What makeup trends do you think we'll be seeing in summer 2022? Any surprises in store? How about even as far as 2023?

I honestly think we are coming away from trends in a sense because it's not so much about doing things to look like one woman or one girl or one celebrity, like we had this prescription in the '90s and 2000s. But now I think it's about how can I get myself ready and it makes me feel something. That's why we are seeing all of these beautiful liners and Euphoria-inspired glam, things that you wouldn't think we would normally do but also the positioning of how we used to go to work changes. A lot of people are working virtually, so we have a creative license to really do whatever we feel and we aren't marginalized by our working, conservative environment. What we are gonna see is just a rush of color, for sure.

How do you think CTZN will change or disrupt the beauty industry as a whole moving forward?

As long as we continue to be authentic and keep our ears to the streets, to basically have the consumer on our radar immediately. The cool thing about a smaller brand is they have the ability to be almost like the David and Goliath story 'cause you can move and maneuver and operate and really hear people in real time and affect change. That doesn't necessarily happen when you have a huge massive conglomerate and change can't be activated 'til two to three years from now when the whole tone of voice from that atmosphere is different. So that's the beauty of what we are doing right now and it's gonna be fun to unpack that with the beauty community.

What are your personal hopes for the brand's future?
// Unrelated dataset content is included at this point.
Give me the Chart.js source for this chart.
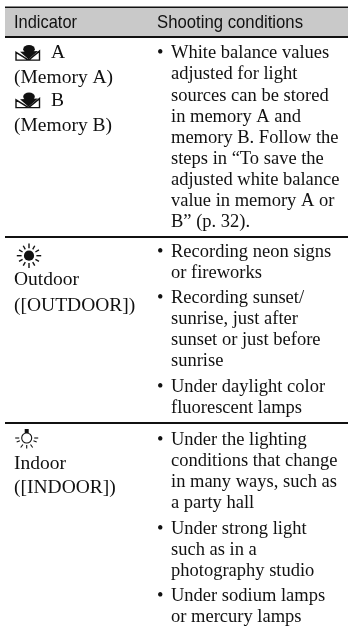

The brand has a series they do that I love called Culture-Tutorials. And I love that there is a personal, tribal, or heritage around the way we do makeup. Like, "Hey, I'm gonna do this glam myself but there is something about the way my mom used to do it, there's something about how my aunt did it in the '80s, or my grandparents are from Pakistan, or Senegal, or Harlem." Whatever that looks like, and that is something that I want us to snowball and make into a bigger thing, and I think that's really amazing if we can capture that audience to stay in that space. I want us to continue spreading cultural awareness through beauty.